Все это нас совершенно не успокоило. Рассказал, как они «забыли» выключить телефон, по которому потом красные предложили мир. В моем понимании это не вязалось с действительностью. В команде связи два-три офицера, несколько урядников. Как они могли забыть, «оставить аппарат», отступая?
Я слушал рассказ-исповедь генерала Морозова нам, старшим офицерам, внимательно и по глазам заметил, что он говорит не то, что было.
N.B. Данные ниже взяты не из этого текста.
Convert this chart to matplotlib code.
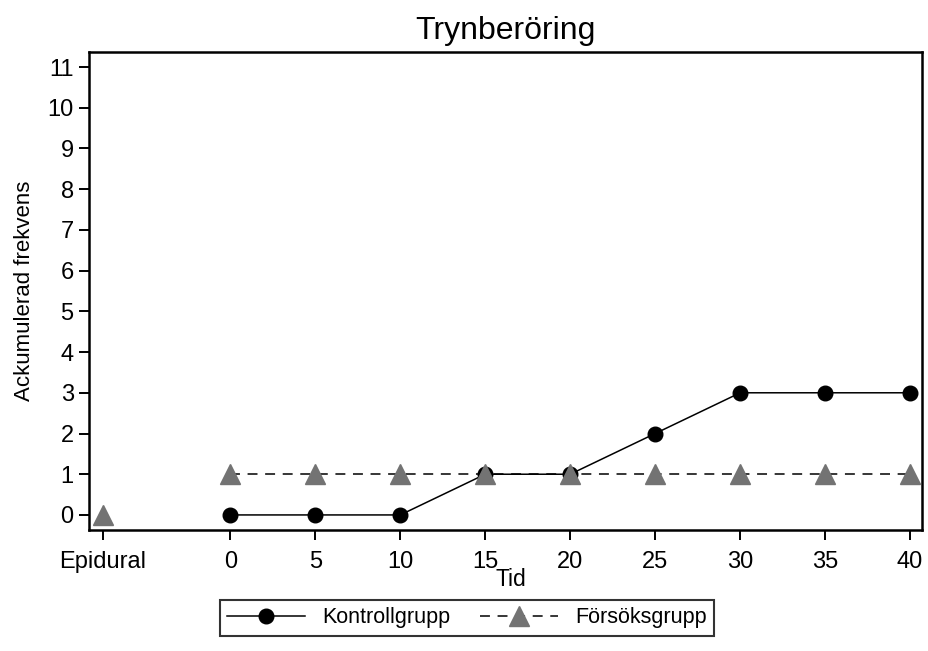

И по-моему, телефонную связь с красными он оставил умышленно, так как «мир с красными» был уже предрешен старшими генералами.
Здесь же он поведал нам о разрешении грузинского правительства пропустить на свою территорию всех офицеров и урядников, но, так как было уже поздно, это разрешение он не опубликовал.
Получался сплошной сумбур. Как можно было в полках выделить всех офицеров и урядников и с ними идти в Грузию, а рядовых казаков оставить? Как это можно было провести в жизнь? И не взбунтовались бы рядовые казаки на это разделение, на эту привилегию? В политических убеждениях чины не имеют никакого значения. И рядовой казак-земледелец может более ненавидеть красных, чем офицер-горожанин, не связанный с землей. И если бы это разрешение было объявлено своевременно, могло быть разделение «куда идти» только по личному согласию каждого, не считаясь с чинами. Но все это было уже в прошлом. Такова была жуткая действительность – обман своих подчиненных.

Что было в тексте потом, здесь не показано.